Homélie du dimanche 13 Janvier 2019

Le Baptême du Seigneur – Année C

Par le Père René-Luc

Le texte de cette homélie n’a pas été relu par le prédicateur – Le style oral a été conservé

 

Lorsque j’étais au séminaire à Rome, il a fallu que je constitue un petit dossier pour être ordonné prêtre. Il fallait notamment mon acte de baptême. Et j’ai eu une petite surprise : j’ai découvert sur mon acte de baptême que je n’avais pas mon nom ! Il y avait un autre nom : celui de mes frères.

Je m’explique : ma mère était en plein divorce. Elle était séparée de son mari, du père de mes frères, lorsqu’elle a rencontré mon père qui était un légionnaire de passage, une petite aventure. Elle a eu ce bébé. C’était pas du tout prévu ! Et comme le divorce n’était pas prononcé, elle a eu honte de dire que cet enfant n’était pas l’enfant de son mari légitime. Et j’ai été baptisé sous le nom du père de mes frères. Bien sûr il y a eu un procès auprès du juge pour me faire dire que c’était pas le fils légitime de cet homme. Mais c’est un sacré problème quand vous faites un dossier canonique et que vous avez pas le nom sur l’acte de baptême, votre nom.

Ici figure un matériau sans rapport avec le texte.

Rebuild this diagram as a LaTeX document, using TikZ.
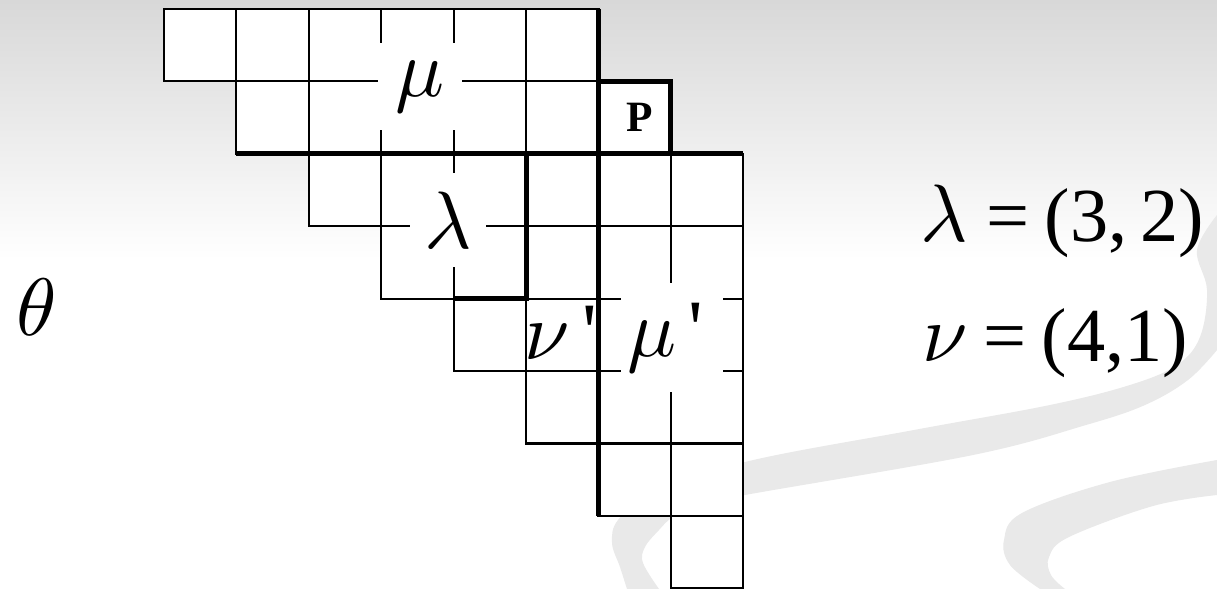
\documentclass[tikz,border=0pt]{standalone}
\usepackage{graphicx}
\usepackage{fontspec}
\setmainfont{Liberation Serif}
\newcommand\grk[1]{\scalebox{3.2}{\fontsize{10}{12}\selectfont$#1$}}
\definecolor{bgtop}{RGB}{216,216,216}
\definecolor{swoosh}{RGB}{233,233,233}
\begin{document}
\begin{tikzpicture}[x=0.0138122cm, y=-0.0138122cm,
  thinline/.style={line width=0.8pt},
  thickline/.style={line width=2pt},
  cellbox/.style={draw=black, line width=0.8pt, fill=white},
  greek/.style={font=\fontsize{32}{38}\selectfont, inner sep=0pt},
  knock/.style={fill=white},
  eqn/.style={font=\fontsize{30}{36}\selectfont, anchor=base west, inner sep=0pt}]

\useasboundingbox (0,0) rectangle (1217,589);
% background
\fill[white] (0,0) rectangle (1217,589);
\shade[top color=bgtop, bottom color=white] (0,0) rectangle (1217,260);

% swooshes
\fill[swoosh] plot[smooth, tension=0.6] coordinates {(627,589) (620,567) (612,543) (618,520) (650,495) (745,462) (914,430) (1050,405) (1130,385) (1177,365) (1200,337) (1207,290) (1197,250) (1217,215)}
  -- (1217,350)
  -- plot[smooth, tension=0.6] coordinates {(1217,350) (1188,380) (1145,405) (1086,425) (973,455) (745,495) (700,505) (673,517) (659,530) (645,547) (643,563) (659,589)}
  -- cycle;
\fill[swoosh] plot[smooth, tension=0.6] coordinates {(1217,460) (1110,482) (1022,513) (1004,540) (1010,565) (1040,589)}
  -- (1065,589)
  -- plot[smooth, tension=0.6] coordinates {(1065,589) (1051,575) (1049,557) (1069,537) (1153,506) (1217,495)}
  -- cycle;

% grid
\begin{scope}[shift={(164,9)}, x=1cm, y=-1cm]
  \foreach \r/\a/\b in {0/0/5, 1/1/6, 2/2/7, 3/3/7, 4/4/7, 5/5/7, 6/6/7, 7/7/7}
    \foreach \c in {\a,...,\b}
      \draw[cellbox] (\c,\r) rectangle ++(1,1);

  \node[greek, knock, minimum width=33pt, minimum height=34pt] (mu) at (3.529,1.070) {\grk{\mu}};
  \node[greek, knock, minimum width=30pt, minimum height=37pt] (lambda) at (3.923,2.914) {\grk{\lambda}};
  \node[greek, knock, minimum width=40pt, minimum height=43pt] (muprime) at (7.010,4.537) {\grk{\mu}\hspace{5pt}\textquotesingle\kern5pt};
  \node[greek] (nuprime) at (5.483,4.475) {\grk{\nu}\hspace{5pt}\textquotesingle};
  \node[font=\fontsize{17}{20}\selectfont\bfseries, inner sep=0pt] (P) at (6.575,1.492) {P};

  \draw[thickline] (1,2) -- (8,2);
  \draw[thickline] (6,0) -- (6,7);
  \draw[thickline] (6,1) -- (7,1) -- (7,2);
  \draw[thickline] (5,2) -- (5,4) -- (4,4);
\end{scope}

% side labels
\node[greek] (theta) at (37,307) {\grk{\theta}};
\node[eqn] (eqlambda) at (920,242) {\makebox[26pt][l]{\grk{\lambda}}=\hspace{6pt}(3,\,2)};
\node[eqn] (eqnu) at (922,362) {\makebox[24pt][l]{\grk{\nu}}=\hspace{6pt}(4,1)};
\end{tikzpicture}
\end{document}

Vingt-sept ans plus tard, après ma naissance donc quelques années après le séminaire, j’ai été ordonné prêtre et je faisais ma première Messe dans l’Église des Saintes Maries de la Mer, en présence du vieux prêtre qui m’avait baptisé ; et il me dit :

« René-Luc, quand t’as été baptisé, petit, t’étais dans une telle situation… ta maman était dans une telle situation… que je t’ai baptisé en me disant ‘mais que deviendra cet enfant ?’ »

Et puis finalement, le Seigneur m’est tombé dessus et je devenu prêtre.

Ça veut dire que : peu importe ! On sait pas ce que va devenir l’effet, la grâce du baptême, mais parfois elle peut nous surprendre !

Dans l’évangile d’aujourd’hui, Jean le Baptiste dit : « Moi, je vous baptise avec de l’eau ; mais… Lui vous baptisera dans l’Esprit Saint et le feu ».

Ça me fait penser à un autre passage, au chapitre 19 des Actes des apôtres. St Paul arrive à Éphèse. Il trouve des disciples et il leur demande :

« Avez-vous reçu l’Esprit Saint quand vous êtes devenus croyants ? »

Ils répondent : « De quel Esprit Saint tu parles ? On savait même pas qu’il y avait un Esprit Saint ! »

« Mais quel baptême avez-vous reçu ? » demande Paul.

« Ben, celui de Jean ! »

« Mais Jean… Jean vous donnait un baptême de repentance, celui pour inviter à se purifier de nos péchés mais il annonçait déjà Jésus qui était le vrai sauveur ! ».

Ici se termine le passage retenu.